The Tale of the Schrempeltraps

Once upon a time, I worked at a company where the lead scientist/CTO for one of the divisions had some compulsive behaviors. He was a German PhD electrical engineer of the small, wizened tinker gnome persuasion. Whatever Grimm’s fairy tale mental picture you have of a watch/clockmaker is pretty much spot on, though put him in some North Face gear and wearing Birkenstocks. His name was Schrempel and this is the cautionary Tale of the Schrempeltraps.

Before he had come to work at my company, he’d been a scientist at CERN and before that at the Max Planck Institute. While Schrempel was a brilliant, wonderfully funny and charming guy, he was absolutely loathed in the laboratory because he was an inveterate button pusher, switch flipper, knob turner and lever puller. More than a few times he had caused experiments to be rebuilt or rerun because he couldn’t resist reaching out to flip a switch on a console. His students took to covering their benches and equipment racks with shrouds and putting up signs that said “DO NOT TOUCH. ESPECIALLY YOU SCHREMPEL. GO AWAY.” in each of the languages he spoke to make sure he got the point.

It never worked. He couldn’t resist.

After weighing the options of killing him vs. giving up on ever completing a project, one of the other scientists suggested that behavioral modification might work on Schrempel. That perhaps, like B.F. Skinner’s experiments, Schrempel could be conditioned to not touch shit. So, they came up with a plan: they would add a bunch of extra buttons and toggles to their equipment consoles that weren’t connected to anything on the bench, but were connected to a low voltage power supply. The hope was that if Schrempel got shocked enough times he would learn and would stop touching things. Basically, they wanted to do this:


Sadly, that didn’t work either.

They then hoped that perhaps shame would work, but it had to be a very particular shame. External shame from angry co-workers hadn’t worked. No, it need to be his own shame, disappointment in himself. After brainstorming how to do this, a student came up with a simple low cost solution. They took a Stanley tape measure, pulled it out 30cm, set the lock on it, placed it on a table in the break room with the end of the tape at the table edge and the body of it in the center of the table. They then took a screwdriver and removed the stay from the end of the tape. They placed the stay, the small screws, and screwdriver next to the tape measure in perfectly clear view. They then put a large sign suspended from the ceiling above it that said “SCHREMPELTRAP” on it.

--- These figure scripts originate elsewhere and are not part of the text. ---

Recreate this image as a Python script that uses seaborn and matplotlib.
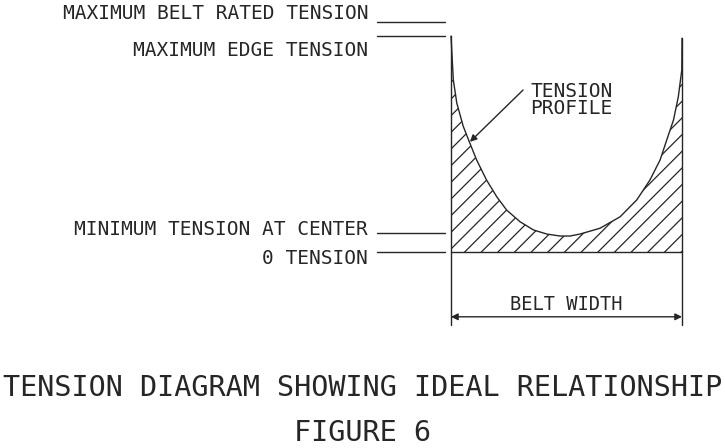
import numpy as np
import matplotlib
matplotlib.use("Agg")
import matplotlib.pyplot as plt
import seaborn as sns

# tension profile across the belt (0 = left edge, 1 = right edge)
belt_pos = [0.0, 0.010, 0.025, 0.053, 0.082, 0.111, 0.154, 0.198, 0.241, 0.299,
            0.357, 0.415, 0.472, 0.515, 0.558, 0.645, 0.732, 0.804, 0.861,
            0.905, 0.934, 0.963, 0.984, 0.999, 1.0]
tension = [100.0, 79.8, 69.0, 58.2, 50.3, 42.6, 33.3, 25.6, 19.4, 14.0,
           10.2, 8.3, 7.4, 7.4, 8.3, 11.0, 16.3, 24.1, 33.3,
           42.6, 51.9, 61.1, 71.9, 84.3, 99.0]

# reference levels on the left
level_names = ["MAXIMUM BELT RATED TENSION", "MAXIMUM EDGE TENSION",
               "MINIMUM TENSION AT CENTER", "0 TENSION"]
level_values = [106.5, 100.0, 8.8, 0.0]
label_y = [110.4, 93.5, 10.6, -3.2]

title = "TENSION DIAGRAM SHOWING IDEAL RELATIONSHIP"
subtitle = "FIGURE 6"
ink = "#262626"

sns.set_style("white")
plt.rcParams["font.family"] = ["DejaVu Sans Mono", "DejaVu Sans"]
plt.rcParams["hatch.linewidth"] = 0.9

fig = plt.figure(figsize=(7.25, 4.48), dpi=100)
ax = fig.add_axes([0, 0, 1, 1])
ax.set_xlim(-1.952, 1.186)
ax.set_ylim(-90.74, 116.67)
ax.axis("off")

# hatched area under the profile
ax.fill_between(belt_pos, 0, tension, facecolor="none", edgecolor=ink,
                hatch="//", linewidth=0)
sns.lineplot(x=belt_pos, y=tension, ax=ax, color=ink, linewidth=1.0,
             sort=False, estimator=None)
ax.plot([0, 1], [0, 0], color=ink, lw=1.0)

# belt edges, extended down for the width dimension
ax.plot([0, 0], [tension[0], -34], color=ink, lw=1.0)
ax.plot([1, 1], [tension[-1], -34], color=ink, lw=1.0)
ax.annotate("", xy=(0, -30), xytext=(1, -30),
            arrowprops=dict(arrowstyle="<|-|>", color=ink, lw=1.0,
                            mutation_scale=10, shrinkA=0, shrinkB=0))
ax.text(0.5, -28.5, "BELT WIDTH", ha="center", va="bottom", fontsize=13.5,
        color=ink)

# level markers and labels
for name, val, ty in zip(level_names, level_values, label_y):
    ax.plot([-0.32, -0.026], [val, val], color=ink, lw=1.0)
    ax.text(-0.359, ty, name, ha="right", va="center", fontsize=14, color=ink)

# profile callout
ax.text(0.342, 70.4, "TENSION\nPROFILE", ha="left", va="center",
        fontsize=14, color=ink, linespacing=0.85)
ax.annotate("", xy=(0.082, 51.0), xytext=(0.312, 75.0),
            arrowprops=dict(arrowstyle="-|>", color=ink, lw=1.0,
                            mutation_scale=10, shrinkA=0, shrinkB=0))

fig.text(0.5, 1 - 388 / 448, title, ha="center", va="center",
         fontsize=20.5, color=ink)
fig.text(0.5, 1 - 433 / 448, subtitle, ha="center", va="center",
         fontsize=20.5, color=ink)

fig.savefig("out.png", dpi=100, facecolor="white")
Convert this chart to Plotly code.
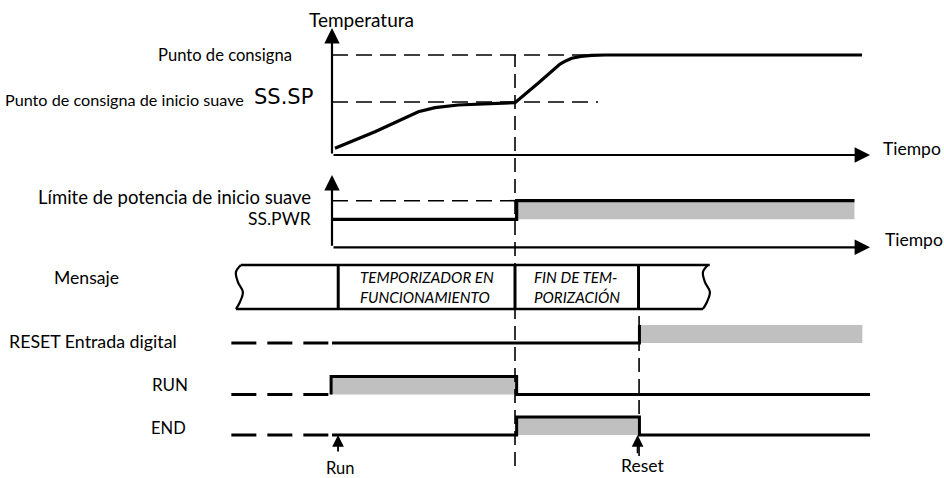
import plotly.graph_objects as go

W, H = 944, 478

# ---------------- data ----------------
# time in minutes from the origin of the time axes; the timer runs for 10 minutes
temp_time = [0.16, 2.35, 4.72, 5.2, 5.63, 6.89, 8.73, 10.0, 11.26, 12.46, 12.8, 13.1, 13.6, 14.19, 14.92, 28.96]
temp_value = [6.7, 23.3, 43.3, 45.6, 47.3, 50.0, 51.7, 52.3, 71.7, 91.0, 94.3, 96.7, 98.6, 99.6, 100.0, 100.0]
setpoint = 100.0
soft_start_setpoint = 53.0
setpoint_line_end = 28.96
ssp_line_end = 14.54
time_axis_end = 29.4
temp_axis_top = 127.0

power_time = [0.0, 10.09, 10.09, 28.55]
power_value = [60, 60, 100, 100]
power_full = 100
power_dash_end = 10.0
power_axis_top = 155
power_axis_end = 29.4

timer_end = 10.0
reset_time = 16.78

msg_bounds = [-5.14, 0.34, 10.0, 16.75, 20.38]
msg_texts = ["TEMPORIZADOR EN<br>FUNCIONAMIENTO", "FIN DE TEM-<br>PORIZACIÓN"]

history_start = -5.5

reset_t = [0.0, 16.8, 16.8, 28.98]
reset_lv = [0, 0, 1, 1]
run_t = [-0.05, -0.05, 10.09, 10.09, 29.4]
run_lv = [0, 1, 1, 0, 0]
end_t = [0.0, 10.09, 10.09, 16.8, 16.8, 29.4]
end_lv = [0, 0, 1, 1, 0, 0]

run_event = 0.33
reset_event = 16.7

# ---------------- layout helpers ----------------
PX_PER_MIN = 18.3
X0_PX = 332.0
FONT = "Lato"
BLACK = "#000000"
GREY = "#c0c0c0"


def yrange(px_zero, px_per_unit):
    return [-(H - px_zero) / px_per_unit, px_zero / px_per_unit]


def paper(px, py):
    return px / W, 1 - py / H


fig = go.Figure()


def line(x, y, yaxis, width=3, dash=None, shape="linear", color=BLACK):
    fig.add_trace(go.Scatter(x=x, y=y, yaxis=yaxis, mode="lines", hoverinfo="skip",
                             line=dict(color=color, width=width, dash=dash, shape=shape),
                             showlegend=False))


def high_fill(ts, lvs, yaxis, low=0, high=1):
    for i in range(len(ts) - 1):
        if lvs[i] == high and lvs[i + 1] == high and ts[i + 1] > ts[i]:
            fig.add_trace(go.Scatter(x=[ts[i], ts[i + 1], ts[i + 1], ts[i], ts[i]],
                                     y=[low, low, high, high, low], yaxis=yaxis,
                                     mode="lines", fill="toself", fillcolor=GREY,
                                     line=dict(width=0, color=GREY), hoverinfo="skip",
                                     showlegend=False))


DASH_SIG = "16px,8px"
DASH_HIST = "25px,11px"

# ---- temperature panel (y) ----
line([0, setpoint_line_end], [setpoint, setpoint], "y", width=1.6, dash=DASH_SIG)
line([0, ssp_line_end], [soft_start_setpoint, soft_start_setpoint], "y", width=1.6, dash=DASH_SIG)
line(temp_time, temp_value, "y", width=3.2)

# ---- power panel (y2) ----
fig.add_trace(go.Scatter(x=[power_time[2], power_time[3], power_time[3], power_time[2], power_time[2]],
                         y=[power_value[0], power_value[0], power_value[3], power_value[3], power_value[0]],
                         yaxis="y2", mode="lines", fill="toself", fillcolor=GREY,
                         line=dict(width=0, color=GREY), hoverinfo="skip", showlegend=False))
line([0, power_dash_end], [power_full, power_full], "y2", width=1.6, dash=DASH_SIG)
line(power_time, power_value, "y2", width=3.2)

# ---- message row (y3) ----
wave_dt = [0.16, -0.11, 0.0, 0.27, 0.11, -0.11]
wave_lv = [1.0, 0.84, 0.61, 0.39, 0.16, 0.0]
line([msg_bounds[0] + wave_dt[0], msg_bounds[-1] + wave_dt[0] + 0.1], [1, 1], "y3", width=2.6)
line([msg_bounds[0] + wave_dt[-1], msg_bounds[-1] + wave_dt[-1]], [0, 0], "y3", width=2.6)
for b in (msg_bounds[0], msg_bounds[-1]):
    line([b + d for d in wave_dt], wave_lv, "y3", width=2.2, shape="spline")
for b in msg_bounds[1:-1]:
    line([b, b], [0, 1], "y3", width=3)
for i, txt in enumerate(msg_texts):
    fig.add_annotation(x=(msg_bounds[i + 1] + msg_bounds[i + 2]) / 2, y=0.5, xref="x", yref="y3",
                       text="<i>" + txt + "</i>", showarrow=False, align="left",
                       xanchor="center", yanchor="middle",
                       font=dict(family=FONT, size=15.2, color=BLACK))

# ---- digital rows ----
for ts, lvs, ax in ((reset_t, reset_lv, "y4"), (run_t, run_lv, "y5"), (end_t, end_lv, "y6")):
    high_fill(ts, lvs, ax)
line([history_start, reset_t[0]], [0, 0], "y4", width=3, dash=DASH_HIST)
line([history_start, run_t[0]], [0, 0], "y5", width=3, dash=DASH_HIST)
line([history_start, end_t[0]], [0, 0], "y6", width=3, dash=DASH_HIST)
line(reset_t[:3], reset_lv[:3], "y4", width=3)
line(run_t, run_lv, "y5", width=3)
line(end_t, end_lv, "y6", width=3)

# ---- event lines ----
for t, top, bot in ((timer_end, 55, 466), (reset_time, 310, 456)):
    fig.add_shape(type="line", xref="x", yref="paper", x0=t, x1=t,
                  y0=1 - bot / H, y1=1 - top / H,
                  line=dict(color=BLACK, width=1.6, dash="14px,7px"))


# ---- axes with arrows ----
def arrow(x, y, ax, ay, yref, size=1.0, width=2.2):
    fig.add_annotation(x=x, y=y, ax=ax, ay=ay, xref="x", yref=yref, axref="x", ayref=yref,
                       showarrow=True, arrowhead=2, arrowsize=size, arrowwidth=width,
                       arrowcolor=BLACK, text="")


arrow(0, temp_axis_top, 0, 0, "y", size=1.4)
arrow(time_axis_end, 0, 0, 0, "y", size=1.4)
arrow(0, power_axis_top, 0, 0, "y2", size=1.4)
arrow(power_axis_end, 0, 0, 0, "y2", size=1.4)
arrow(run_event, 0, run_event, -1.0, "y6", size=1.3, width=1.8)
arrow(reset_event, 0, reset_event, -1.1, "y6", size=1.3, width=1.8)


# ---- labels ----
def label(text, px, py, xanchor="left", size=16, family=FONT):
    x, y = paper(px, py)
    fig.add_annotation(x=x, y=y, xref="paper", yref="paper", text=text, showarrow=False,
                       xanchor=xanchor, yanchor="middle",
                       font=dict(family=family, size=size, color=BLACK))


label("Temperatura", 361, 19, "center", 19)
label("Punto de consigna", 294, 55, "right", 16.6)
label("Punto de consigna de inicio suave", 246, 99, "right", 16.2)
label("SS.SP", 252, 97, "left", 21, "DejaVu Sans")
label("Límite de potencia de inicio suave", 313, 197, "right", 18.5)
label("SS.PWR", 313, 218, "right", 17.5)
label("Mensaje", 52, 277, "left", 17.6)
label("RESET Entrada digital", 7, 341, "left", 17.8)
label("RUN", 190, 384, "right", 17)
label("END", 188, 428, "right", 16.5)
label("Run", 340, 468, "center", 16.5)
label("Reset", 642, 465, "center", 17.5)
label("Tiempo", 881, 148, "left", 17.5)
label("Tiempo", 883, 239, "left", 17.5)

# ---- axes ----
ax_common = dict(visible=False, fixedrange=True)
fig.update_layout(
    width=W, height=H, margin=dict(l=0, r=0, t=0, b=0),
    paper_bgcolor="white", plot_bgcolor="white",
    xaxis=dict(range=[-X0_PX / PX_PER_MIN, (W - X0_PX) / PX_PER_MIN], domain=[0, 1], **ax_common),
    yaxis=dict(range=yrange(155, 1.0), domain=[0, 1], **ax_common),
    yaxis2=dict(range=yrange(247.3, 0.466), overlaying="y", anchor="x", **ax_common),
    yaxis3=dict(range=yrange(309, 44), overlaying="y", anchor="x", **ax_common),
    yaxis4=dict(range=yrange(343, 18), overlaying="y", anchor="x", **ax_common),
    yaxis5=dict(range=yrange(394.5, 18), overlaying="y", anchor="x", **ax_common),
    yaxis6=dict(range=yrange(435, 18), overlaying="y", anchor="x", **ax_common),
    showlegend=False,
)

fig.write_html("out.html", config={"displayModeBar": False},
               post_script="document.body.style.margin='0';document.body.style.overflow='hidden';")
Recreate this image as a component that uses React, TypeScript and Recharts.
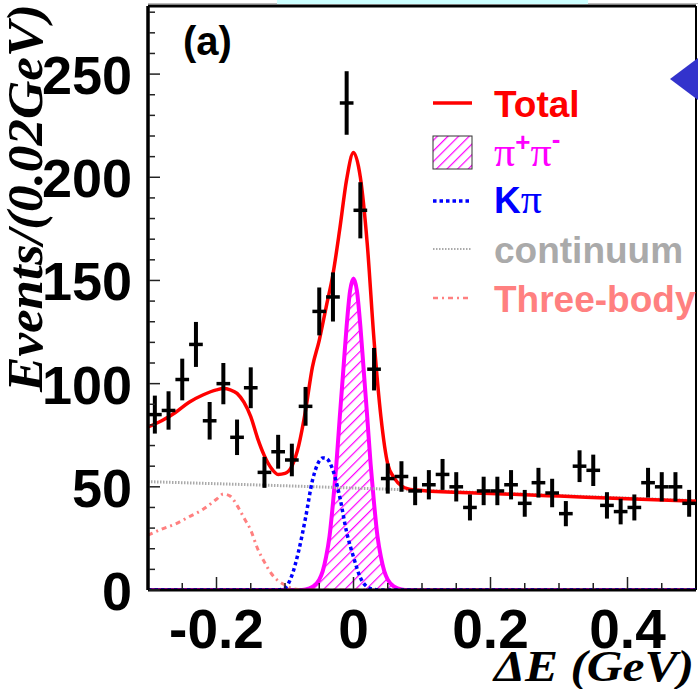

They then walked away and waited for Schrempel to find it. He walked into the break room, saw the tape measure on the table, picked it up, immediately released the lock and the tape retracted all the way into the body of the tape measure as there was no stay. He blinked a few times, looked at the tape measure in his hand, read the sign, looked at the tape measure again, looked at the screwdriver and parts, looked at the sign again and gave a deep sigh. He then sat down with the screwdriver to open the tape measure up to fix it by reattaching the stay.

That is what got him. That got him to stop and think before touching things.